Staff Writer
Columbus CEO

c.2013 New York Times News Service

This has been quite the week for the peer-to-peer digital currencies. Exactly seven days ago, Bitcoin, the digital cryptocurrency, was trading at about $615, but early Wednesday morning it had passed $1,000 on Mt.Gox, the leading Bitcoin exchange, setting a new high. This pushed Bitcoin’s market capitalization to more than $11 billion.

Not bad for something that came out of thin air.

But the rise of Bitcoin is not happening in a vacuum. It seems the value of almost all cryptocurrencies (and there are several dozen of them) has been growing rapidly over the last week.

According to coinmarketcap.com, which monitors cryptocurrencies, Litecoin, a similar but more easily created currency, has risen 60 percent in 24 hours, bringing its market capitalization to $644 million. Another currency called PeerCoin is up 30 percent since Tuesday, now worth more than $75 million.
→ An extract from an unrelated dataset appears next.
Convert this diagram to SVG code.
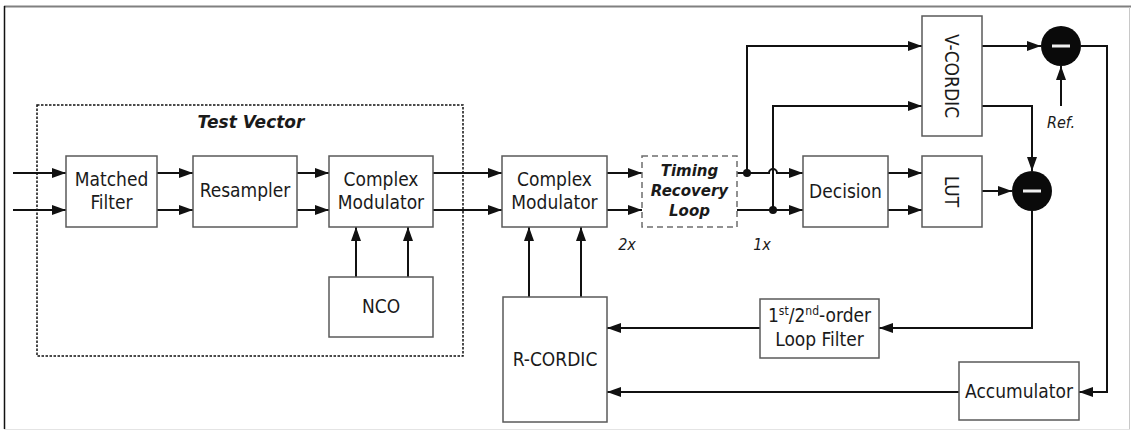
<svg xmlns="http://www.w3.org/2000/svg" width="1131" height="432" viewBox="0 0 1131 432">
<style>
  .box { fill: #ffffff; stroke: #5a5a5a; stroke-width: 1.5; }
  .t { font-family: "DejaVu Sans Condensed", "DejaVu Sans", sans-serif; font-stretch: condensed; font-size: 19px; fill: #1a1a1a; text-anchor: middle; }
  .bi { font-family: "DejaVu Sans", sans-serif; font-stretch: normal; font-weight: bold; font-style: italic; }
  .it { font-style: italic; font-size: 16px; }
  .sup { font-size: 12px; }
  .w { fill: none; stroke: #111111; stroke-width: 2; }
  .a { marker-end: url(#arr); }
</style>
<defs>
  <marker id="arr" markerUnits="userSpaceOnUse" markerWidth="15" markerHeight="11" refX="14" refY="5" orient="auto">
    <path d="M0,0 L14,5 L0,10 z" fill="#111111"/>
  </marker>
</defs>
<rect x="0" y="0" width="1131" height="432" fill="#ffffff"/>
<g id="frame">
  <line x1="4" y1="6.5" x2="1131" y2="6.5" stroke="#808080" stroke-width="2"/>
  <line x1="4.5" y1="6" x2="4.5" y2="429" stroke="#111111" stroke-width="1.5"/>
  <line x1="1129.5" y1="7" x2="1129.5" y2="429" stroke="#c8c8c8" stroke-width="1"/>
  <line x1="4" y1="429.5" x2="1130" y2="429.5" stroke="#e4e4e4" stroke-width="1"/>
</g>
<g id="test-vector">
  <rect x="37" y="105" width="426" height="251" fill="none" stroke="#111111" stroke-width="1.5" stroke-dasharray="2.5,1.5"/>
  <text class="t bi" style="font-size:17px" x="251" y="128">Test Vector</text>
</g>
<g id="connectors">
  <path class="w a" d="M13,173 H66"/>
  <path class="w a" d="M13,210 H66"/>
  <path class="w a" d="M157,173 H193"/>
  <path class="w a" d="M157,210 H193"/>
  <path class="w a" d="M297,173 H329"/>
  <path class="w a" d="M297,210 H329"/>
  <path class="w a" d="M433,173 H502"/>
  <path class="w a" d="M433,210 H502"/>
  <path class="w a" d="M356,277 V227"/>
  <path class="w a" d="M408,277 V227"/>
  <path class="w a" d="M607,173 H642"/>
  <path class="w a" d="M607,210 H642"/>
  <path class="w a" d="M737,173 H769 A4,4 0 0 1 777,173 H803"/>
  <path class="w a" d="M737,210 H803"/>
  <path class="w a" d="M747,173 V46 H922"/>
  <path class="w a" d="M773,210 V106 H922"/>
  <circle cx="747" cy="173" r="4" fill="#111111"/>
  <circle cx="773" cy="210" r="4" fill="#111111"/>
  <path class="w a" d="M888,173 H922"/>
  <path class="w a" d="M888,210 H922"/>
  <path class="w a" d="M982,46 H1041"/>
  <path class="w a" d="M1061,106 V66"/>
  <path class="w a" d="M982,106 H1032 V171"/>
  <path class="w a" d="M982,191 H1012"/>
  <path class="w a" d="M1081,46 H1107 V392 H1079"/>
  <path class="w a" d="M1032,211 V328 H879"/>
  <path class="w a" d="M760,328 H607"/>
  <path class="w a" d="M959,392 H607"/>
  <path class="w a" d="M529,297 V227"/>
  <path class="w a" d="M581,297 V227"/>
</g>
<g id="matched-filter">
  <rect class="box" x="66" y="156" width="91" height="71"/>
  <text class="t" x="111.5" y="186">Matched</text>
  <text class="t" x="111.5" y="209">Filter</text>
</g>
<g id="resampler">
  <rect class="box" x="193" y="156" width="104" height="71"/>
  <text class="t" x="245" y="197">Resampler</text>
</g>
<g id="complex-modulator-1">
  <rect class="box" x="329" y="156" width="104" height="71"/>
  <text class="t" x="381" y="186">Complex</text>
  <text class="t" x="381" y="209">Modulator</text>
</g>
<g id="nco">
  <rect class="box" x="329" y="277" width="104" height="60"/>
  <text class="t" x="381" y="313">NCO</text>
</g>
<g id="complex-modulator-2">
  <rect class="box" x="502" y="156" width="105" height="71"/>
  <text class="t" x="554.5" y="186">Complex</text>
  <text class="t" x="554.5" y="209">Modulator</text>
</g>
<g id="timing-recovery-loop">
  <rect x="642" y="156" width="95" height="71" fill="#ffffff" stroke="#6e6e6e" stroke-width="1.5" stroke-dasharray="6,4"/>
  <text class="t bi" style="font-size:15px" x="689.5" y="176">Timing</text>
  <text class="t bi" style="font-size:15px" x="689.5" y="196">Recovery</text>
  <text class="t bi" style="font-size:15px" x="689.5" y="216">Loop</text>
</g>
<g id="rate-labels">
  <text class="t it" x="627" y="250">2x</text>
  <text class="t it" x="762" y="250">1x</text>
</g>
<g id="decision">
  <rect class="box" x="803" y="156" width="85" height="71"/>
  <text class="t" x="845.5" y="198">Decision</text>
</g>
<g id="v-cordic">
  <rect class="box" x="922" y="16" width="60" height="120"/>
  <text class="t" x="0" y="0" transform="translate(945,76) rotate(90)">V-CORDIC</text>
</g>
<g id="lut">
  <rect class="box" x="922" y="156" width="60" height="71"/>
  <text class="t" x="0" y="0" transform="translate(945,191.5) rotate(90)">LUT</text>
</g>
<g id="subtract-1">
  <circle cx="1061" cy="46" r="20" fill="#0a0a0a"/>
  <rect x="1052" y="44.5" width="18" height="3" fill="#f0f0f0"/>
</g>
<g id="ref-label">
  <text class="t it" x="1061" y="128">Ref.</text>
</g>
<g id="subtract-2">
  <circle cx="1032" cy="191" r="20" fill="#0a0a0a"/>
  <rect x="1023" y="189.5" width="18" height="3" fill="#f0f0f0"/>
</g>
<g id="loop-filter">
  <rect class="box" x="760" y="299" width="119" height="59"/>
  <text class="t" x="819.5" y="322">1<tspan class="sup" dy="-7">st</tspan><tspan dy="7">/2</tspan><tspan class="sup" dy="-7">nd</tspan><tspan dy="7">-order</tspan></text>
  <text class="t" x="819.5" y="346">Loop Filter</text>
</g>
<g id="r-cordic">
  <rect class="box" x="503" y="297" width="104" height="125"/>
  <text class="t" x="555" y="366">R-CORDIC</text>
</g>
<g id="accumulator">
  <rect class="box" x="959" y="362" width="120" height="58"/>
  <text class="t" x="1019" y="398">Accumulator</text>
</g>
</svg>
Namecoin, Feathercoin, Megacoin, Infinitecoin and others are all up double-digit percentage points, too.

The rise in pricing is most likely happening concurrently with the rise in attention. There are now more than 1.6 million references to Bitcoin in Google News, which monitors major news outlets around the world.

According to Google Trends, which tracks search terms online, references to Bitcoin hit a record this week. And last week Bitcoin took a major step toward the mainstream as federal authorities signaled their willingness to accept it as a legitimate payment alternative.

Bitcoin is also growing as it is becoming a more acceptable currency online.

A number of Bitcoin investors and cryptocurrency enthusiasts have teamed up to create a “Bitcoin Black Friday,” where hundreds of retailers and charities, including OkCupid, an online dating service; City Wine Cellar; Reddit; and GOOD Magazine, which promotes progress, will accept the currency on Black Friday.

These other currencies are all vying to become the next Bitcoin, racing to be seen as a viable online alternative to cash.

But not everyone is bullish on these currencies.

Edward Hadas, economics editor at Reuters Breakingviews, says he thinks that Bitcoin, and, by proxy, other similar token-based denominations, will fail.

“Bitcoin exemplifies some of the problems of private money: Its value is uncertain, its legal status is unclear, and it could easily become valueless if users lose faith,” Hadas wrote. And even if Bitcoin were to succeed, “governments would either ban it or take over the system.”